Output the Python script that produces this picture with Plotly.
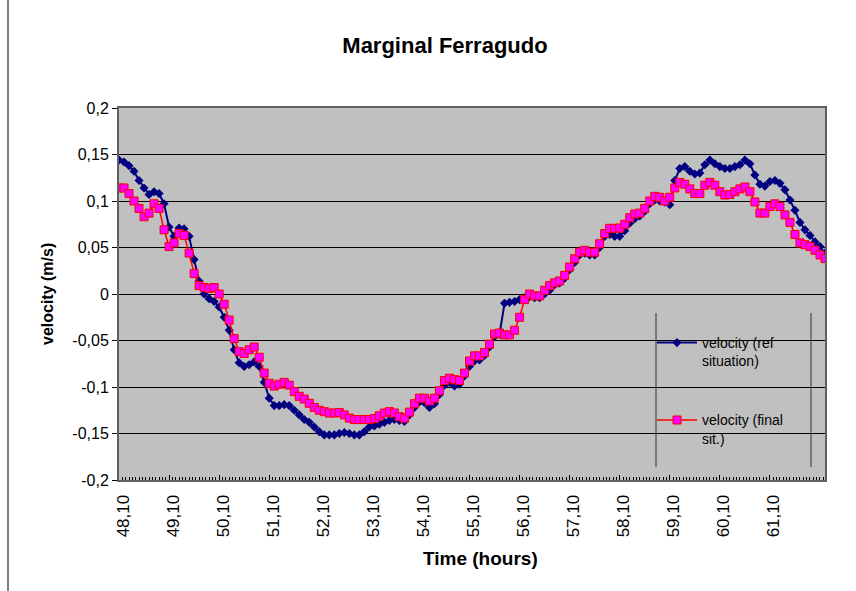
import plotly.graph_objects as go

# ---------------- data ----------------
start_hour = 48.1
step_hour = 0.1

vel_ref = [0.144, 0.142, 0.138, 0.132, 0.122, 0.114, 0.107, 0.110, 0.108, 0.097,
           0.072, 0.062, 0.071, 0.070, 0.062, 0.037, 0.014, 0.000, -0.005, -0.008,
           -0.014, -0.025, -0.039, -0.060, -0.074, -0.078, -0.076, -0.073, -0.078, -0.095,
           -0.112, -0.120, -0.120, -0.119, -0.120, -0.125, -0.130, -0.135, -0.138, -0.143,
           -0.148, -0.1515, -0.1515, -0.1515, -0.150, -0.149, -0.150, -0.1515, -0.1515, -0.148,
           -0.143, -0.142, -0.140, -0.138, -0.136, -0.135, -0.136, -0.137, -0.130, -0.122,
           -0.116, -0.117, -0.122, -0.118, -0.108, -0.098, -0.095, -0.099, -0.097, -0.088,
           -0.078, -0.072, -0.071, -0.066, -0.057, -0.046, -0.043, -0.010, -0.009, -0.008,
           -0.006, -0.004, -0.003, -0.004, -0.004, 0.000, 0.004, 0.010, 0.012, 0.017,
           0.026, 0.034, 0.042, 0.044, 0.042, 0.042, 0.050, 0.062, 0.064, 0.062,
           0.062, 0.068, 0.076, 0.081, 0.084, 0.089, 0.097, 0.101, 0.100, 0.099,
           0.096, 0.122, 0.135, 0.137, 0.132, 0.129, 0.130, 0.139, 0.144, 0.140,
           0.137, 0.135, 0.135, 0.137, 0.139, 0.144, 0.140, 0.128, 0.118, 0.116,
           0.121, 0.122, 0.119, 0.112, 0.101, 0.090, 0.077, 0.069, 0.063, 0.056,
           0.051, 0.044]

vel_final = [0.114, 0.114, 0.108, 0.100, 0.092, 0.083, 0.087, 0.097, 0.092, 0.069,
             0.051, 0.055, 0.065, 0.063, 0.044, 0.022, 0.009, 0.007, 0.006, 0.007,
             0.000, -0.011, -0.028, -0.048, -0.062, -0.064, -0.060, -0.057, -0.068, -0.085,
             -0.096, -0.099, -0.097, -0.095, -0.098, -0.105, -0.110, -0.113, -0.1175, -0.122,
             -0.125, -0.1265, -0.128, -0.128, -0.1275, -0.130, -0.1335, -0.135, -0.135, -0.135,
             -0.135, -0.134, -0.131, -0.128, -0.1265, -0.128, -0.132, -0.1335, -0.127, -0.118,
             -0.112, -0.112, -0.115, -0.112, -0.104, -0.093, -0.0905, -0.092, -0.093, -0.085,
             -0.072, -0.0665, -0.0665, -0.063, -0.054, -0.043, -0.042, -0.044, -0.044, -0.039,
             -0.025, -0.006, 0.000, -0.002, -0.002, 0.004, 0.009, 0.012, 0.014, 0.020,
             0.029, 0.038, 0.045, 0.047, 0.045, 0.045, 0.054, 0.065, 0.0706, 0.0706,
             0.071, 0.075, 0.082, 0.086, 0.087, 0.092, 0.100, 0.105, 0.104, 0.100,
             0.104, 0.114, 0.120, 0.118, 0.113, 0.108, 0.108, 0.117, 0.120, 0.117,
             0.110, 0.1064, 0.107, 0.110, 0.113, 0.115, 0.110, 0.099, 0.087, 0.087,
             0.094, 0.097, 0.094, 0.085, 0.077, 0.064, 0.055, 0.053, 0.051, 0.047,
             0.042, 0.038]

x_tick_values = [48.1, 49.1, 50.1, 51.1, 52.1, 53.1, 54.1, 55.1, 56.1, 57.1, 58.1, 59.1, 60.1, 61.1]
x_tick_labels = ["48,10", "49,10", "50,10", "51,10", "52,10", "53,10", "54,10",
                 "55,10", "56,10", "57,10", "58,10", "59,10", "60,10", "61,10"]
y_tick_values = [-0.2, -0.15, -0.1, -0.05, 0, 0.05, 0.1, 0.15, 0.2]
y_tick_labels = ["-0,2", "-0,15", "-0,1", "-0,05", "0", "0,05", "0,1", "0,15", "0,2"]

time_h = [round(start_hour + step_hour * i, 2) for i in range(len(vel_ref))]

# ---------------- figure ----------------
FONT = "Liberation Sans, Arial, sans-serif"
W, H = 856, 591
L, R, T, B = 119, 31, 108, 111
PW, PH = W - L - R, H - T - B


def px_x(p):
    return (p - L) / PW


def px_y(p):
    return (H - B - p) / PH


fig = go.Figure()
fig.add_trace(go.Scatter(
    x=time_h, y=vel_ref, mode="lines+markers",
    name="velocity (ref<br>situation)", legendgroup="a",
    line=dict(color="#000080", width=2),
    marker=dict(symbol="diamond", size=7, color="#000080"),
))
fig.add_trace(go.Scatter(
    x=time_h, y=vel_final, mode="lines+markers",
    name="velocity (final<br>sit.)", legendgroup="b",
    line=dict(color="#FF0000", width=1.5),
    marker=dict(symbol="square", size=8, color="#FF00FF",
                line=dict(color="#FF0000", width=1)),
))

shapes = [
    # legend background box
    dict(type="rect", xref="paper", yref="paper",
         x0=px_x(656), x1=px_x(811), y0=px_y(467), y1=px_y(313),
         fillcolor="#C0C0C0", line=dict(width=0), layer="between"),
    dict(type="line", xref="paper", yref="paper",
         x0=px_x(656), x1=px_x(656), y0=px_y(467), y1=px_y(313),
         line=dict(color="#303030", width=1), layer="above"),
    dict(type="line", xref="paper", yref="paper",
         x0=px_x(811), x1=px_x(811), y0=px_y(467), y1=px_y(313),
         line=dict(color="#303030", width=1), layer="above"),
    # page border line at left
    dict(type="line", xref="paper", yref="paper",
         x0=px_x(8), x1=px_x(8), y0=px_y(591), y1=px_y(0),
         line=dict(color="#000000", width=1), layer="above"),
]

annotations = [
    dict(text="<b>velocity (m/s)</b>", xref="paper", yref="paper",
         x=px_x(47), y=px_y(294), textangle=-90, showarrow=False,
         xanchor="center", yanchor="middle",
         font=dict(family=FONT, size=16, color="#000000")),
    dict(text="<b>Time (hours)</b>", xref="paper", yref="paper",
         x=px_x(481), y=px_y(558), showarrow=False,
         xanchor="center", yanchor="middle",
         font=dict(family=FONT, size=19, color="#000000")),
]

fig.update_layout(
    width=W, height=H,
    margin=dict(l=L, r=R, t=T, b=B, pad=0),
    paper_bgcolor="#FFFFFF",
    plot_bgcolor="#C0C0C0",
    font=dict(family=FONT, size=15, color="#000000"),
    title=dict(text="<b>Marginal Ferragudo</b>", x=px_x(445), xref="paper",
               y=1 - 45 / H, yref="container", xanchor="center", yanchor="middle",
               font=dict(family=FONT, size=22, color="#000000")),
    showlegend=True,
    legend=dict(x=px_x(652), y=px_y(327), xanchor="left", yanchor="top",
                bgcolor="rgba(0,0,0,0)", borderwidth=0, itemwidth=40,
                traceorder="grouped", tracegroupgap=38, valign="top",
                font=dict(family=FONT, size=14, color="#000000")),
    shapes=shapes,
    annotations=annotations,
)

fig.update_xaxes(
    range=[time_h[0], time_h[-1]],
    tickvals=x_tick_values, ticktext=x_tick_labels, tickangle=-90,
    ticks="inside", ticklen=5, tickcolor="#000000",
    ticklabelstandoff=6, ticklabelshift=4,
    minor=dict(ticks="inside", ticklen=3, dtick=1 / 15, tick0=start_hour,
               tickcolor="#000000", showgrid=False),
    showgrid=False, zeroline=False,
    showline=True, linecolor="#606060", linewidth=2, mirror=True,
    tickfont=dict(family=FONT, size=17, color="#000000"),
)
fig.update_yaxes(
    range=[-0.2, 0.2],
    tickvals=y_tick_values, ticktext=y_tick_labels,
    ticks="outside", ticklen=5, tickcolor="#000000",
    showgrid=True, gridcolor="#000000", gridwidth=1,
    zeroline=False,
    showline=True, linecolor="#606060", linewidth=2, mirror=True,
    tickfont=dict(family=FONT, size=16, color="#000000"),
)

fig.write_html("out.html",
               config={"displayModeBar": False},
               post_script="document.body.style.margin='0';document.body.style.overflow='hidden';")
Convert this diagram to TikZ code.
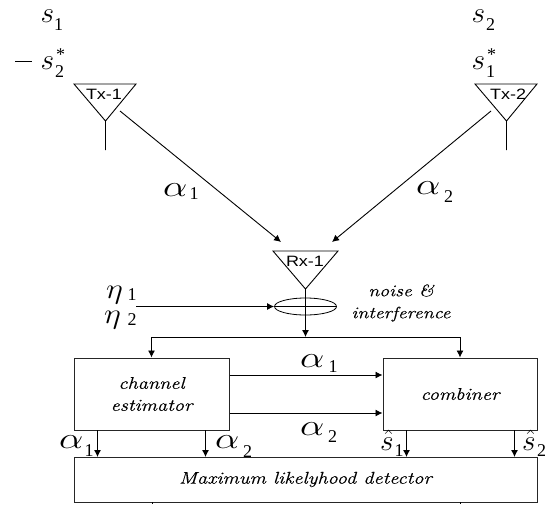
\documentclass[tikz,border=0pt]{standalone}
\usepackage{fontspec}
\usetikzlibrary{arrows.meta,shapes.geometric}
\newfontfamily\serifup{Liberation Serif}
\newfontfamily\calli[FakeStretch=1.2,FakeBold=0.25]{Latin Modern Roman}
\newfontfamily\lblsans[FakeStretch=1.2]{Liberation Sans}
\newcommand{\bigs}[1]{\scalebox{1.18}{\fontsize{24.88}{25}\selectfont$#1$}}
\newcommand{\subd}[1]{{\fontsize{18}{18}\selectfont\serifup #1}}
\newcommand{\alp}{\scalebox{1.55}[1.2]{\fontsize{24.88}{25}\selectfont$\alpha$}}
\newcommand{\etaa}{\scalebox{1.3}[1.15]{\fontsize{24.88}{25}\selectfont$\eta$}}
\tikzset{
  x=1pt,y=-1pt,
  line/.style={draw=black,line width=0.9pt},
  arr/.style={line,-{Latex[length=7pt,width=7pt]}},
  box/.style={draw=black!85,line width=1pt,minimum height=72pt,inner sep=0pt,align=center,font=\fontsize{17}{22}\selectfont\calli\itshape},
  sym/.style={inner sep=0pt,anchor=base west},
  ant/.style={inner sep=0pt,font=\fontsize{15}{15}\selectfont\lblsans},
  note/.style={inner sep=0pt,align=center,font=\fontsize{16.5}{22}\selectfont\calli\itshape},
}
\begin{document}
\begin{tikzpicture}
\useasboundingbox (0,0) rectangle (556,504);
% symbols top left
\node[sym] (s1) at (40.5,22) {\bigs{s}};
\node[sym] (s1i) at (54,30) {\subd{1}};
\node[inner sep=0pt] (mn) at (24,61) {\rule{17pt}{1pt}};
\node[sym] (s2) at (40.5,69) {\bigs{s}};
\node[sym] (s2i) at (55,77) {\subd{2}};
\node[sym] (s2st) at (56,60) {\subd{*}};
% symbols top right
\node[sym] (s3) at (471.5,22) {\bigs{s}};
\node[sym] (s3i) at (486,30) {\subd{2}};
\node[sym] (s4) at (471.5,69) {\bigs{s}};
\node[sym] (s4i) at (486,77) {\subd{1}};
\node[sym] (s4st) at (487,60) {\subd{*}};
% antennas
\coordinate (t1a) at (74,84); \coordinate (t1b) at (136,84); \coordinate (t1c) at (105.5,121); \coordinate (t1d) at (105.5,150);
\draw[line] (t1a) -- (t1b) -- (t1c) -- cycle (t1c) -- (t1d);
\node[ant] (tx1) at (104,94) {Tx-1};
\coordinate (t2a) at (475,84); \coordinate (t2b) at (537,84); \coordinate (t2c) at (506.5,121); \coordinate (t2d) at (506.5,150);
\draw[line] (t2a) -- (t2b) -- (t2c) -- cycle (t2c) -- (t2d);
\node[ant] (tx2) at (508,94) {Tx-2};
\coordinate (r1a) at (273,251); \coordinate (r1b) at (338,251); \coordinate (r1c) at (305.5,289);
\draw[line] (r1a) -- (r1b) -- (r1c) -- cycle;
\node[ant] (rx1) at (305,261) {Rx-1};
% links
\coordinate (l1s) at (120,111); \coordinate (l1e) at (281,242);
\coordinate (l2s) at (491,111); \coordinate (l2e) at (332,242);
\draw[arr] (l1s) -- (l1e);
\draw[arr] (l2s) -- (l2e);
\node[sym] (a1) at (163,196) {\alp};
\node[sym] (a1i) at (189.5,199) {\subd{1}};
\node[sym] (a2) at (416,194) {\alp};
\node[sym] (a2i) at (444,202) {\subd{2}};
% summing ellipse
\node[draw=black,line width=0.8pt,ellipse,inner sep=0pt,minimum width=62pt,minimum height=17pt] (sum) at (305.5,306.5) {};
\coordinate (nin) at (136,306.5);
\draw[arr] (nin) -- (sum.west);
\draw[line] (sum.west) -- (sum.east);
\node[sym] (e1) at (106,298) {\etaa};
\node[sym] (e1i) at (127.5,300) {\subd{1}};
\node[sym] (e2) at (104,323) {\etaa};
\node[sym] (e2i) at (127.5,325) {\subd{2}};
\node[note] (noise) at (401,303) {noise \&\\interference};
% boxes
\node[box,minimum width=155pt] (ce) at (151.5,394) {channel\\estimator};
\node[box,minimum width=154pt] (co) at (460,394) {combiner};
\node[box,minimum width=463pt,minimum height=45pt] (ml) at (305.5,479.5) {Maximum likelyhood detector};
% bus
\coordinate (bus) at (305.5,337);
\draw[arr] (r1c) -- (bus);
\draw[arr] (bus) -| (ce.north);
\draw[arr] (bus) -| (co.north);
% between boxes
\draw[arr] (ce.east |- 0,375) -- (co.west |- 0,375);
\draw[arr] (ce.east |- 0,413) -- (co.west |- 0,413);
\node[sym] (a3) at (300,367) {\alp};
\node[sym] (a3i) at (328.5,372) {\subd{1}};
\node[sym] (a4) at (300,435) {\alp};
\node[sym] (a4i) at (328,442) {\subd{2}};
% down arrows
\draw[arr] (97.5,430) -- (97.5,457);
\draw[arr] (205.5,430) -- (205.5,457);
\draw[arr] (406.5,430) -- (406.5,457);
\draw[arr] (514.5,430) -- (514.5,457);
\node[sym] (a5) at (59,448) {\alp};
\node[sym] (a5i) at (84.5,456) {\subd{1}};
\node[sym] (a6) at (215,448) {\alp};
\node[sym] (a6i) at (243,457) {\subd{2}};
\node[sym] (h1) at (380,450) {\bigs{\hat{s}}};
\node[sym] (h1i) at (394.5,456) {\subd{1}};
\node[sym] (h2) at (522,450) {\bigs{\hat{s}}};
\node[sym] (h2i) at (537,456) {\subd{2}};
% stubs
\draw[line] (152,502) -- (152,504);
\draw[line] (460,502) -- (460,504);
\end{tikzpicture}
\end{document}
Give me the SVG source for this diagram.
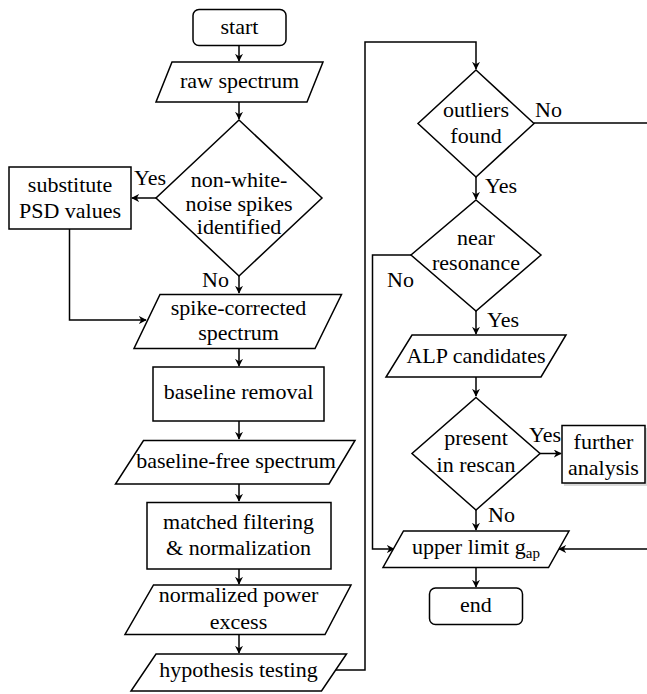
= = = = =
• TASK GOAL: Scan the material above. Copy each line that holds the word "diagram".

• OUTPUT:
Convert this diagram to TikZ code.
Give me the SVG source for this diagram.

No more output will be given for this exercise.